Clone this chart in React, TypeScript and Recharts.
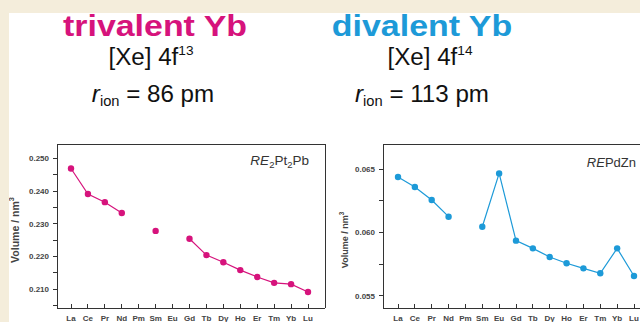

* * *

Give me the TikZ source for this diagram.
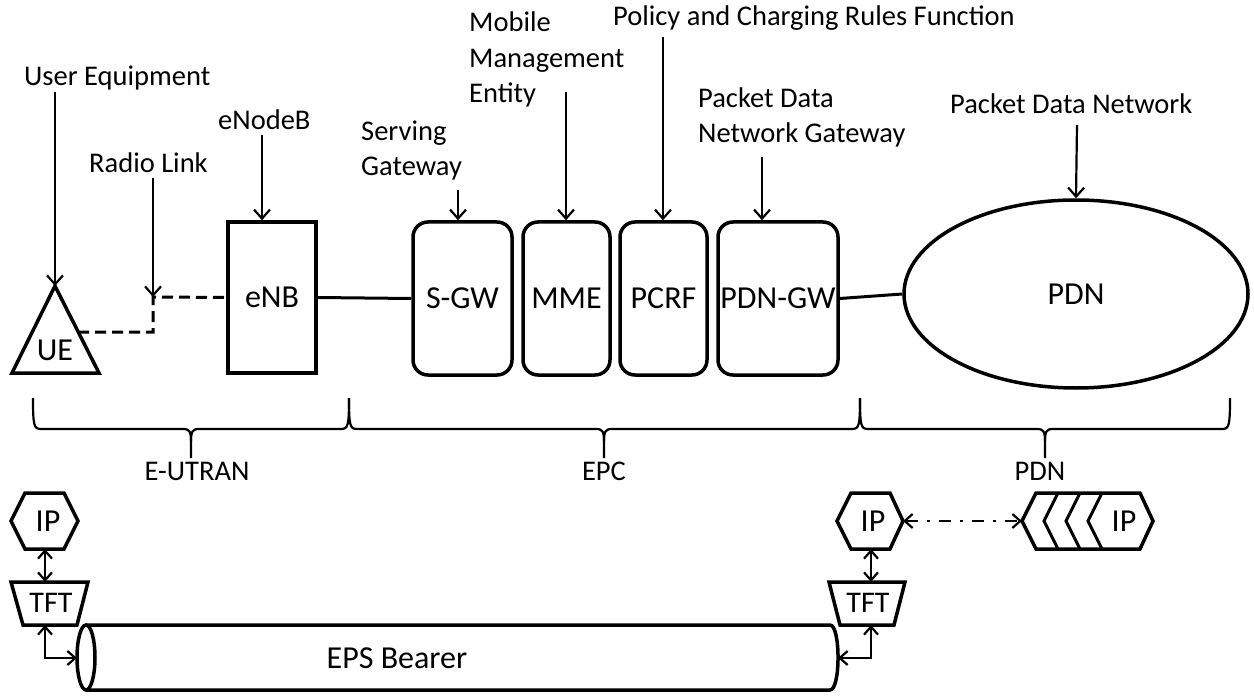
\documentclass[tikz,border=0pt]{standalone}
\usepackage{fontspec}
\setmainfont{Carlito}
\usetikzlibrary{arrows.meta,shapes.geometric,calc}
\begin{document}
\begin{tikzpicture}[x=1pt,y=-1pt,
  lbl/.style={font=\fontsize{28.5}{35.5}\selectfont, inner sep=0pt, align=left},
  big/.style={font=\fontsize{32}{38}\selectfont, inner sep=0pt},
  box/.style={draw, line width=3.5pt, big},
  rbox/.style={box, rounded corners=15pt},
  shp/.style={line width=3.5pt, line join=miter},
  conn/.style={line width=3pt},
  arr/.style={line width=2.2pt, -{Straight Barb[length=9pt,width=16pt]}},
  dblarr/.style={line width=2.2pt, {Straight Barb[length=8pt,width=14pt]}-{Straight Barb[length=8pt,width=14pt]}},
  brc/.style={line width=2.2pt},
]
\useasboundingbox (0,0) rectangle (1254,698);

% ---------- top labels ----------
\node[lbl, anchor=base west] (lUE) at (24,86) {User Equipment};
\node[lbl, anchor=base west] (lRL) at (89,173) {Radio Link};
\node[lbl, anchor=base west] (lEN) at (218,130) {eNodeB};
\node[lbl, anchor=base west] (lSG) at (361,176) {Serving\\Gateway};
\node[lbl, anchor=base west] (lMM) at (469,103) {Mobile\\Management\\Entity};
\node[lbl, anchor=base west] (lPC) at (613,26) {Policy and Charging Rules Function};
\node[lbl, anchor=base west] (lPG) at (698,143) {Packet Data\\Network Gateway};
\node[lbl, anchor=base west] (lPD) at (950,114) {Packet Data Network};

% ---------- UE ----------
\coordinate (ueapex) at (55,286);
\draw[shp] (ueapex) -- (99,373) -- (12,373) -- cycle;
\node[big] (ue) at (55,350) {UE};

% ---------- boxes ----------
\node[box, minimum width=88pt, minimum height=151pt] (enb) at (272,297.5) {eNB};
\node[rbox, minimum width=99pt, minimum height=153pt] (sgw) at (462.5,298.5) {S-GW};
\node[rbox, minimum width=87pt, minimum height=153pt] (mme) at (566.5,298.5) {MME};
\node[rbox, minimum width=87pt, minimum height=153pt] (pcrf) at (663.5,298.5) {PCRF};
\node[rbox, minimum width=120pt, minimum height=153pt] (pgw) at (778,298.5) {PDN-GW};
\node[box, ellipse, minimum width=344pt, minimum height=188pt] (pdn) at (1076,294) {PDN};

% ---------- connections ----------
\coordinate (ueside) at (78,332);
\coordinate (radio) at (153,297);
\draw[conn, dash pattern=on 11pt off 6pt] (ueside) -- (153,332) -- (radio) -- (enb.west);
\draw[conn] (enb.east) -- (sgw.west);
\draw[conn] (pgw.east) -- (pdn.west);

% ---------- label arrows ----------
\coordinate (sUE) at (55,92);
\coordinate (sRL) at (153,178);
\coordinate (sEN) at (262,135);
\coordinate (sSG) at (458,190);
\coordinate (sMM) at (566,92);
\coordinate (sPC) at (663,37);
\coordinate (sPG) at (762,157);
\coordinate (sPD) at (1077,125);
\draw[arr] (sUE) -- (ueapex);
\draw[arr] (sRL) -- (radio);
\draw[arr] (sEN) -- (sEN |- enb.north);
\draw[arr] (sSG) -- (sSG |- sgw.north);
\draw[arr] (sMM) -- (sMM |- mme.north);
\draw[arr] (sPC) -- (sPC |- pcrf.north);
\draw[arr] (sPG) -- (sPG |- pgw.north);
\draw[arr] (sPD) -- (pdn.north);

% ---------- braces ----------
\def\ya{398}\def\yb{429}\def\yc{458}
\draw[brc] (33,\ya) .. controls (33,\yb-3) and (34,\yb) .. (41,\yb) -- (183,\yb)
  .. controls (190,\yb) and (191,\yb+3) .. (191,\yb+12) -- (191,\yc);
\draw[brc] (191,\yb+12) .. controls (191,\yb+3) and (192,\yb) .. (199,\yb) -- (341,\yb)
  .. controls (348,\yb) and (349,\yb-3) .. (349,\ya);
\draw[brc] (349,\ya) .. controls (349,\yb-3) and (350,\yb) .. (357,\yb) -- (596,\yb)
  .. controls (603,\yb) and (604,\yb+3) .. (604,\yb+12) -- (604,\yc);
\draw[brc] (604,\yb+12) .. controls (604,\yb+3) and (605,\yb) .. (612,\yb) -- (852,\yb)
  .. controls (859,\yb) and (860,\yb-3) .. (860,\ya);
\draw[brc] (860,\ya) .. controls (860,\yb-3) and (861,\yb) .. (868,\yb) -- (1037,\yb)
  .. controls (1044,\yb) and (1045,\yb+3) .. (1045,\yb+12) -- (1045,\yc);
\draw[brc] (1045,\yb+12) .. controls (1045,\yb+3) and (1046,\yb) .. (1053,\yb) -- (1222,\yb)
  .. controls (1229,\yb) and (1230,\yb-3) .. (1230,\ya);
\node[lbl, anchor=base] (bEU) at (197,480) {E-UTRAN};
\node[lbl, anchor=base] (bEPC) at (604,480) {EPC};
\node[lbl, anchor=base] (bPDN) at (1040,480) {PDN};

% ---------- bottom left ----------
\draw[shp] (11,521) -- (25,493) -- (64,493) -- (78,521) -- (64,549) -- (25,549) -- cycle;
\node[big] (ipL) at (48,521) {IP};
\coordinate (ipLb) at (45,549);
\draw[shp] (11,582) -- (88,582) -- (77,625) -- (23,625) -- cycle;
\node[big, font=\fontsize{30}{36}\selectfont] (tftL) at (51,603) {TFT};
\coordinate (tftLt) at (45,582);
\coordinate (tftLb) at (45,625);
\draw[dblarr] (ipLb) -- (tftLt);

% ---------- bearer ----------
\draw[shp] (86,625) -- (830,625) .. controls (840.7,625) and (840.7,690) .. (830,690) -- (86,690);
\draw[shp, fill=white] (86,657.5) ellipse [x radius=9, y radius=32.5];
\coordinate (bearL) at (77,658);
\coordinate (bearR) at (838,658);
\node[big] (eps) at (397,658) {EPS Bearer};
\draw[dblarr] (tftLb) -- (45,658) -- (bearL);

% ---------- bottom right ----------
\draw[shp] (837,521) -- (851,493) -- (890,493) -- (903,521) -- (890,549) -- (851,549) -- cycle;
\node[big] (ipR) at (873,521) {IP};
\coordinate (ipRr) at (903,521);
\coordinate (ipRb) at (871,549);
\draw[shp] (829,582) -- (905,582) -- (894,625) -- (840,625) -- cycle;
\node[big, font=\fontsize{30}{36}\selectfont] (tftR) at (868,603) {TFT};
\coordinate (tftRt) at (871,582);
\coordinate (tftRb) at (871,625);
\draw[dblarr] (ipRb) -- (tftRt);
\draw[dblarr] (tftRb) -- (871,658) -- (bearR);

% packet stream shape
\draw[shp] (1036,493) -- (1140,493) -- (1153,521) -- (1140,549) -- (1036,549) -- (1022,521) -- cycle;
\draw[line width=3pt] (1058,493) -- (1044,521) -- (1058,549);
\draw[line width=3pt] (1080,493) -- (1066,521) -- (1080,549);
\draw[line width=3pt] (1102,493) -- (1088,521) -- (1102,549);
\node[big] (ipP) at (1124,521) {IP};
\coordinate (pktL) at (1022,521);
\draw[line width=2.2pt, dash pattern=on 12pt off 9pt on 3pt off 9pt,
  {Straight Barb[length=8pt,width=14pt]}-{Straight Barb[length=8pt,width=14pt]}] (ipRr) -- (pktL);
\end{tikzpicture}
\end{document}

• GIVEN INSTRUCTION:
In the listing above, find the line containing "Give me the TikZ source for this diagram." and the line containing "minimum width=344pt, minimum". Print those two lines and every line between them exactly, with no pictures.

• SOLUTION FOR THIS EXERCISE:
Give me the TikZ source for this diagram.
\documentclass[tikz,border=0pt]{standalone}
\usepackage{fontspec}
\setmainfont{Carlito}
\usetikzlibrary{arrows.meta,shapes.geometric,calc}
\begin{document}
\begin{tikzpicture}[x=1pt,y=-1pt,
  lbl/.style={font=\fontsize{28.5}{35.5}\selectfont, inner sep=0pt, align=left},
  big/.style={font=\fontsize{32}{38}\selectfont, inner sep=0pt},
  box/.style={draw, line width=3.5pt, big},
  rbox/.style={box, rounded corners=15pt},
  shp/.style={line width=3.5pt, line join=miter},
  conn/.style={line width=3pt},
  arr/.style={line width=2.2pt, -{Straight Barb[length=9pt,width=16pt]}},
  dblarr/.style={line width=2.2pt, {Straight Barb[length=8pt,width=14pt]}-{Straight Barb[length=8pt,width=14pt]}},
  brc/.style={line width=2.2pt},
]
\useasboundingbox (0,0) rectangle (1254,698);

% ---------- top labels ----------
\node[lbl, anchor=base west] (lUE) at (24,86) {User Equipment};
\node[lbl, anchor=base west] (lRL) at (89,173) {Radio Link};
\node[lbl, anchor=base west] (lEN) at (218,130) {eNodeB};
\node[lbl, anchor=base west] (lSG) at (361,176) {Serving\\Gateway};
\node[lbl, anchor=base west] (lMM) at (469,103) {Mobile\\Management\\Entity};
\node[lbl, anchor=base west] (lPC) at (613,26) {Policy and Charging Rules Function};
\node[lbl, anchor=base west] (lPG) at (698,143) {Packet Data\\Network Gateway};
\node[lbl, anchor=base west] (lPD) at (950,114) {Packet Data Network};

% ---------- UE ----------
\coordinate (ueapex) at (55,286);
\draw[shp] (ueapex) -- (99,373) -- (12,373) -- cycle;
\node[big] (ue) at (55,350) {UE};

% ---------- boxes ----------
\node[box, minimum width=88pt, minimum height=151pt] (enb) at (272,297.5) {eNB};
\node[rbox, minimum width=99pt, minimum height=153pt] (sgw) at (462.5,298.5) {S-GW};
\node[rbox, minimum width=87pt, minimum height=153pt] (mme) at (566.5,298.5) {MME};
\node[rbox, minimum width=87pt, minimum height=153pt] (pcrf) at (663.5,298.5) {PCRF};
\node[rbox, minimum width=120pt, minimum height=153pt] (pgw) at (778,298.5) {PDN-GW};
\node[box, ellipse, minimum width=344pt, minimum height=188pt] (pdn) at (1076,294) {PDN};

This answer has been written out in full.